12. Я считаю, что «недодала» детям. Я могла бы и Насте, и Агнеше дать гораздо больше. Они живут совсем не похоже на то, как воспитывали и образовывали меня. Родители очень много вкладывались в моё образование: от дополнительных кружков до поступления в МГУ. Я же не нагружаю своих детей так, как это делала мои мама и папа. Сейчас папы уже нет, есть только мама, которая, как мантру, повторяет одну и ту же фразу: «Детей надо видеть, и если если ребёнку дано много, — помоги ему это развить». Я согласна с мамой: нельзя оставлять ум без работы, не загружать его. Я точно знаю, если мою младшую дочь «просто оставить в покое», наша квартира превратится в «дом лизунов». Лизуны будут свисать с потолка, со стен. Вы когда-нибудь видели, как с потолка свисает сосульками «случайно подброшенный вверх» огромный, двухкилограммовый золотой слайм? А если ей с утра дать сделать математику, ее будет не так колбасить от желания смешать тетраборат натрия с персилом. Потому что и то, и другое занятие — по большому счету про умственную нагрузку.

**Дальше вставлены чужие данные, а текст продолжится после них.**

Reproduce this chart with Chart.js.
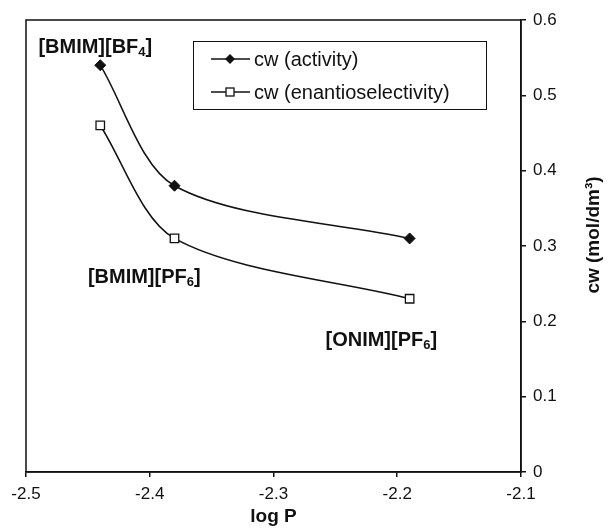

13. Хорошее образование — это труд родителя. Родитель должен себе в какой-то момент сказать: «Окей, я этим занимаюсь, я не забиваю, я погружён, я все тонко и чутко отслеживаю». Но не все родители на это способны. А ещё родители работают, еще у них своя личная жизнь, ещё у них может быть депрессия и личные, психические, интеллектуальные и прочие особенности. Мне повезло с родителями. А моим детям, в маминой системе координат, «не повезло». Но я с этим спорю — у всех детей свои мамы и папы, которые формируют детям целые вселенные. И нам всем, откровенно говоря, крупно повезло, что у нас есть родители.